The most important factor in this determination, however, is the fact that debtor's employees are familiar with Mr. Hall and are more willing to assist Mr. Hall in the investigation and defense of the debtor in the FBI investigation. Inasmuch as the search warrant was obtained as a result of information provided by employees of the debtor, it is imperative that the employees have confidence in or, at least, feel comfortable with debtor's counsel in the criminal matter. Since there was testimony that the employees have a willingness to speak with Mr. Hall regarding the allegations contained in the search warrant, Mr. Hall's representation may be crucial. Accordingly, the Court finds that it is in the best interest of the estate that Mr. Hall be hired as counsel regarding the Medicaid investigation pursuant to 11 U.S.C. § 327(e).

The creditor asserts that the failure to disclose Hall's previous representation of the debtor in the case with the creditor Beck precludes approval of the application. While Rule 2014(a), Federal Rules of Bankruptcy Procedure, requires that the affidavit disclose *27 all connections with the debtor, creditors, and other parties-in-interest, the facts of this case do not support disqualification. This is an application under section 327(e), a section which imposes fewer restrictions upon the applicant than section 327(a). In this instance the applicant's law firm previously represented the debtor in a personal injury matter with this creditor. The application seeks special representation on a totally unrelated criminal matter. Since the purpose of the rule is to permit the Court to evaluate actual or potential conflicts or adverse interests, In re American Thrift & Loan Association, 137 B.R. 381 (Bankr. S.D.Cal.1992), the failure to indicate the previous personal injury representation in a section 327(e) application to represent the debtor in an unrelated criminal matter does not warrant disqualification.
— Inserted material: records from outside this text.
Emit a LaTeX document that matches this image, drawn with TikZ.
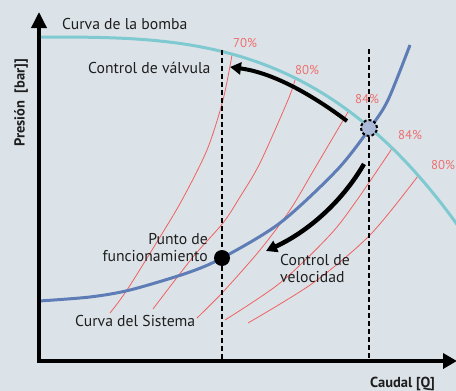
\documentclass[tikz,border=0pt]{standalone}
\usepackage{fontspec}
\setmainfont{PT Sans}
\usetikzlibrary{arrows.meta}
\definecolor{bgc}{RGB}{220,227,232}
\definecolor{pumpc}{RGB}{126,202,208}
\definecolor{sysc}{RGB}{94,124,182}
\definecolor{effc}{RGB}{240,96,96}
\definecolor{efftxt}{RGB}{238,110,110}
\definecolor{opc}{RGB}{170,186,216}
\definecolor{txtc}{RGB}{30,30,30}
\begin{document}
\begin{tikzpicture}[x=1pt,y=-1pt,
  axis/.style={line width=3.5pt,draw=black,{Triangle[length=16pt,width=15pt]}-{Triangle[length=14pt,width=15pt]}},
  pumpline/.style={draw=pumpc,line width=3pt},
  sysline/.style={draw=sysc,line width=3pt},
  effline/.style={draw=effc,line width=0.8pt},
  vline/.style={draw=black,line width=2pt,dash pattern=on 5pt off 3pt},
  ctrlarrow/.style={draw=black,line width=4.5pt,-{Triangle[length=11pt,width=12pt]}},
  lbl/.style={text=txtc,font=\fontsize{15.7}{17}\selectfont,inner sep=0pt},
  pct/.style={text=efftxt,font=\fontsize{12.8}{14}\selectfont,inner sep=0pt},
  axlbl/.style={text=txtc,font=\bfseries\fontsize{14.5}{16}\selectfont,inner sep=0pt}]
\fill[bgc] (0,0) rectangle (456,391);
\useasboundingbox (0,0) rectangle (456,391);
% efficiency curves
\draw[effline] plot[smooth] coordinates {(110,313) (127,290) (160,237) (182,200) (207,150) (223,100) (232,55)};
\draw[effline] plot[smooth] coordinates {(153,309) (193,257) (223,223) (240,197) (260,163) (288,100) (295,80)};
\draw[effline] plot[smooth] coordinates {(197,318) (223,292) (260,250) (290,210) (315,168) (348,112)};
\draw[effline] plot[smooth] coordinates {(225,320) (280,283) (330,235) (357,200) (393,147)};
\draw[effline] plot[smooth] coordinates {(248,323) (313,283) (370,235) (418,176)};
% pump and system curves
\draw[pumpline] (39,37) -- plot[domain=40:458,samples=100] (\x,{37+16*pow((\x-39)/189,3.1)});
\draw[sysline] plot[smooth] coordinates {(39,301) (90,297) (130,290) (187,273) (222,258) (280,223) (337,170) (370,128) (388,100) (410,45)};
% axes
\coordinate (ytip) at (39,12);
\coordinate (corner) at (39,361);
\coordinate (xtip) at (457,361);
\draw[axis] (ytip) -- (corner) -- (xtip);
% dashed verticals
\coordinate (d1t) at (222,50);
\coordinate (d1b) at (222,361);
\coordinate (d2t) at (369,49);
\coordinate (d2b) at (369,361);
\draw[vline] (d1t) -- (d1b);
\draw[vline] (d2t) -- (d2b);
% control arrows
\coordinate (va) at (347,121);
\coordinate (vb) at (230,67);
\draw[ctrlarrow,line width=4pt] (va) .. controls (315,97) and (275,73) .. (vb);
\coordinate (sa) at (364,164);
\coordinate (sb) at (266,251);
\draw[ctrlarrow] (sa) .. controls (340,205) and (305,233) .. (sb);
% points
\node[circle,fill=opc,draw=black,line width=2pt,dash pattern=on 3pt off 2pt,minimum size=16pt,inner sep=0pt] (bep) at (369,128) {};
\node[circle,fill=black,minimum size=16pt,inner sep=0pt] (op) at (222,258) {};
% labels
\node[lbl,anchor=base west] (lpump) at (62,29) {Curva de la bomba};
\node[lbl,anchor=base west] (lvalve) at (88,73) {Control de válvula};
\node[lbl,anchor=east,align=right] (lop) at (208,248) {Punto de\\funcionamiento};
\node[lbl,anchor=base west] (lsys) at (75,326) {Curva del Sistema};
\node[lbl,anchor=west,align=left] (lspeed) at (280,269) {Control de\\velocidad};
\node[pct] (p1) at (245,43) {70\%};
\node[pct] (p2) at (307,70) {80\%};
\node[pct] (p3) at (367,99) {84\%};
\node[pct] (p4) at (410,135) {84\%};
\node[pct] (p5) at (443,165) {80\%};
\node[axlbl,rotate=90,anchor=center] (ylab) at (21,103) {Presión~~[bar]]};
\node[axlbl,anchor=base west] (xlab) at (370,387) {Caudal [Q]};
\end{tikzpicture}
\end{document}
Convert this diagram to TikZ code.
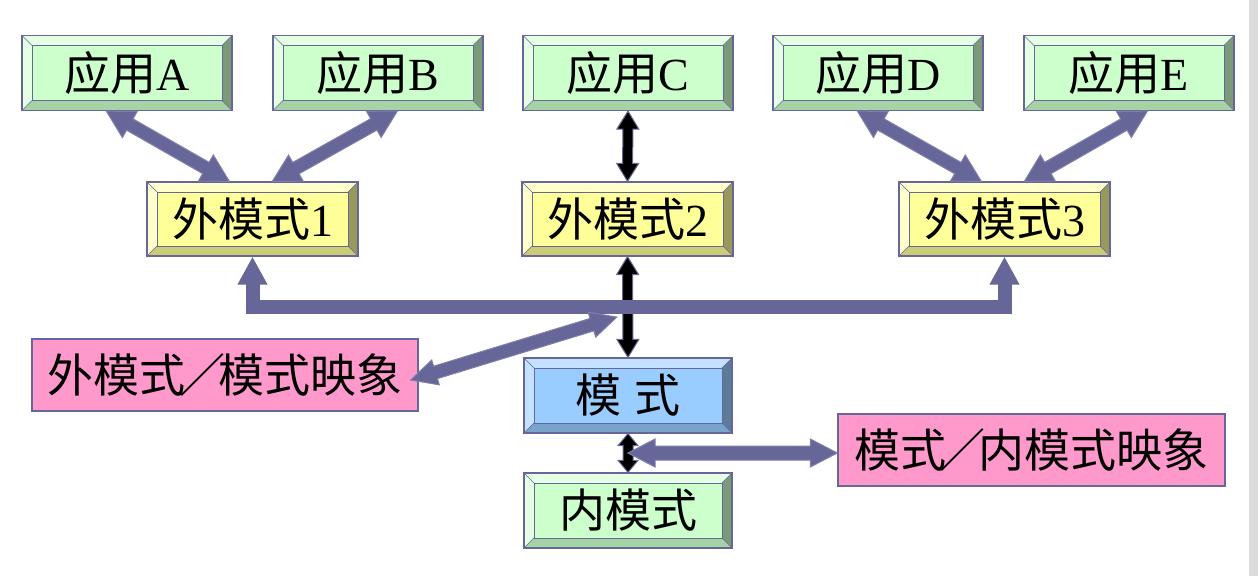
\documentclass[tikz,border=0pt]{standalone}
\usepackage{fontspec}
\setmainfont{Liberation Serif}
\newfontfamily\cjk{Noto Sans CJK SC}
\usetikzlibrary{calc,arrows.meta}
\definecolor{bord}{HTML}{666699}
\definecolor{arr}{HTML}{666699}
\definecolor{arredge}{HTML}{8080AA}
\definecolor{gface}{HTML}{CCFFCC}
\definecolor{gtop}{HTML}{E4FFE4}
\definecolor{gright}{HTML}{7A9A7A}
\definecolor{gbot}{HTML}{A6D3A6}
\definecolor{yface}{HTML}{FFFF99}
\definecolor{ytop}{HTML}{FFFFCC}
\definecolor{yright}{HTML}{99995C}
\definecolor{ybot}{HTML}{CCCC77}
\definecolor{bface}{HTML}{99CCFF}
\definecolor{btop}{HTML}{C4E2FF}
\definecolor{bright}{HTML}{5C7A99}
\definecolor{bbot}{HTML}{7AA3CC}
\definecolor{pface}{HTML}{FF99CC}
\newcommand\dblarr[7]{%
\filldraw[fill=#6,draw=#7,line width=1pt,line join=miter]
 (#1) -- ($(#1)!#5!(#2)!#4!90:(#2)$) -- ($(#1)!#5!(#2)!#3!90:(#2)$)
 -- ($(#2)!#5!(#1)!#3!-90:(#1)$) -- ($(#2)!#5!(#1)!#4!-90:(#1)$) -- (#2)
 -- ($(#2)!#5!(#1)!#4!90:(#1)$) -- ($(#2)!#5!(#1)!#3!90:(#1)$)
 -- ($(#1)!#5!(#2)!#3!-90:(#2)$) -- ($(#1)!#5!(#2)!#4!-90:(#2)$) -- cycle;}
\tikzset{
 bevel/.style n args={4}{draw=bord, line width=1.3pt, fill=#1,
  minimum width=210pt, minimum height=75pt, inner sep=0pt,
  font=\fontsize{46}{50}\selectfont,
  path picture={
   \fill[#2] (path picture bounding box.north west) -- (path picture bounding box.north east)
     -- ([shift={(-10pt,-10pt)}]path picture bounding box.north east) -- ([shift={(10pt,-10pt)}]path picture bounding box.north west) -- cycle;
   \fill[#2] (path picture bounding box.north west) -- (path picture bounding box.south west)
     -- ([shift={(10pt,10pt)}]path picture bounding box.south west) -- ([shift={(10pt,-10pt)}]path picture bounding box.north west) -- cycle;
   \fill[#3] (path picture bounding box.north east) -- (path picture bounding box.south east)
     -- ([shift={(-10pt,10pt)}]path picture bounding box.south east) -- ([shift={(-10pt,-10pt)}]path picture bounding box.north east) -- cycle;
   \fill[#4] (path picture bounding box.south west) -- (path picture bounding box.south east)
     -- ([shift={(-10pt,10pt)}]path picture bounding box.south east) -- ([shift={(10pt,10pt)}]path picture bounding box.south west) -- cycle;
   \draw[bord,line width=0.8pt] ([shift={(10pt,-10pt)}]path picture bounding box.north west) rectangle ([shift={(-10pt,10pt)}]path picture bounding box.south east);
   \draw[bord,line width=0.6pt] (path picture bounding box.north west) -- ([shift={(10pt,-10pt)}]path picture bounding box.north west)
     (path picture bounding box.north east) -- ([shift={(-10pt,-10pt)}]path picture bounding box.north east)
     (path picture bounding box.south east) -- ([shift={(-10pt,10pt)}]path picture bounding box.south east)
     (path picture bounding box.south west) -- ([shift={(10pt,10pt)}]path picture bounding box.south west);
  }},
 gbox/.style={bevel={gface}{gtop}{gright}{gbot}},
 ybox/.style={bevel={yface}{ytop}{yright}{ybot}, minimum width=211pt, minimum height=74pt},
 bbox/.style={bevel={bface}{btop}{bright}{bbot}, minimum width=208pt, minimum height=75pt},
 pbox/.style={draw=bord, line width=1.3pt, fill=pface, minimum height=72pt, inner sep=0pt,
  font=\fontsize{46}{50}\selectfont},
}
\begin{document}
\begin{tikzpicture}[x=1pt,y=-1pt]
\useasboundingbox (0,0) rectangle (1258,576);
\fill[white] (0,0) rectangle (1258,576);
\fill[black!14] (1249,0) rectangle (1258,576);
% nodes
\node[gbox] (A) at (127,73) {{\cjk 应用}A};
\node[gbox] (B) at (378,73) {{\cjk 应用}B};
\node[gbox] (C) at (628,73) {{\cjk 应用}C};
\node[gbox] (D) at (878,73) {{\cjk 应用}D};
\node[gbox] (E) at (1129,73) {{\cjk 应用}E};
\node[ybox] (X1) at (252.5,219) {{\cjk 外模式}1};
\node[ybox] (X2) at (627.5,219) {{\cjk 外模式}2};
\node[ybox] (X3) at (1004.5,219) {{\cjk 外模式}3};
\node[bbox] (S) at (628,395.5) {\cjk 模\hspace{0.3em}式};
\node[gbox, minimum width=208pt] (I) at (628,510.5) {\cjk 内模式};
\node[pbox, minimum width=386pt] (M1) at (225,375) {\cjk 外模式\kern-0.15em／\kern-0.15em模式映象};
\node[pbox, minimum width=387pt] (M2) at (1031.5,450) {\cjk 模式\kern-0.15em／\kern-0.15em内模式映象};
% connector end points
\coordinate (a1) at ([xshift=85pt]A.south west);
\coordinate (x1a) at ([xshift=83pt]X1.north west);
\coordinate (b1) at ([xshift=125pt]B.south west);
\coordinate (x1b) at ([xshift=126pt]X1.north west);
\coordinate (d1) at ([xshift=85pt]D.south west);
\coordinate (x3d) at ([xshift=83pt]X3.north west);
\coordinate (e1) at ([xshift=124pt]E.south west);
\coordinate (x3e) at ([xshift=126pt]X3.north west);
\coordinate (bus) at ($(X2.south)!0.5!(S.north)$);
\coordinate (si) at ($(S.south)!0.5!(I.north)$);
\coordinate (m2in) at ([yshift=-3pt]M2.west);
\coordinate (m1in) at ([shift={(-8pt,-5pt)}]M1.east);
\coordinate (mx) at ([xshift=-11pt]$(X2.south)!0.6!(S.north)$);
\coordinate (c1) at (C.south);
\coordinate (x2c) at (X2.north);
\coordinate (x2s) at (X2.south);
\coordinate (sn) at (S.north);
\coordinate (ss) at (S.south);
\coordinate (in) at (I.north);
% diagonal arrows
\dblarr{a1}{x1a}{6.5pt}{15pt}{27pt}{arr}{arredge}
\dblarr{b1}{x1b}{6.5pt}{15pt}{27pt}{arr}{arredge}
\dblarr{d1}{x3d}{6.5pt}{15pt}{27pt}{arr}{arredge}
\dblarr{e1}{x3e}{6.5pt}{15pt}{27pt}{arr}{arredge}
% black vertical arrows
\dblarr{c1}{x2c}{5pt}{11pt}{18pt}{black}{bord}
\dblarr{x2s}{sn}{5pt}{11pt}{18pt}{black}{bord}
\dblarr{ss}{in}{5pt}{10pt}{12pt}{black}{bord}
% bus
\draw[arr, line width=14pt, line join=miter,
  {Triangle[width=28pt,length=28pt]}-{Triangle[width=28pt,length=28pt]}]
  (X1.south) |- (bus) -| (X3.south);
% mapping arrows
\dblarr{m1in}{mx}{6.5pt}{13pt}{26pt}{arr}{arredge}
\dblarr{si}{m2in}{7pt}{14pt}{27pt}{arr}{arredge}
\end{tikzpicture}
\end{document}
See In re Film Ventures International, Inc., 75 B.R. 250 (9th Cir. BAP 1987); In re Servico, Inc., 149 B.R. 1009 (Bankr.S.D.Fla.1993); see also American Thrift, 137 B.R. at 389. The applicant disclosed that it had represented the debtor in previous matters. This Court will not require an applicant under section 327(e) to, in effect, list each and every matter in which it undertook representation of the debtor where such prior representation has no relation to the special matter for which representation is sought. Accordingly, the creditor's objection will be overruled and it is

ORDERED that the Application for Order Authorizing Retention of Special Counsel filed on September 30, 1994, pursuant to 11 U.S.C. § 327(e), is hereby GRANTED.

IT IS SO ORDERED.

NOTES

[1] The applicant is John W. Hall, P.A. However, for purposes of this opinion, the applicant is referred to as Mr. Hall.

[2] While there were allegations that Mr. Hall was not disinterested for other reasons, including the fact that he is the son of the owner of the debtor, there is no requirement that special counsel be disinterested in the case. The limitation is that the attorney not hold an adverse interest with regard to the particular matter of representation. See generally In re Statewide Pools, Inc., 79 B.R. 312 (Bankr.S.D.Ohio 1987); In re G & H Steel Service, Inc., 76 B.R. 508 (Bankr.E.D.Pa.1987).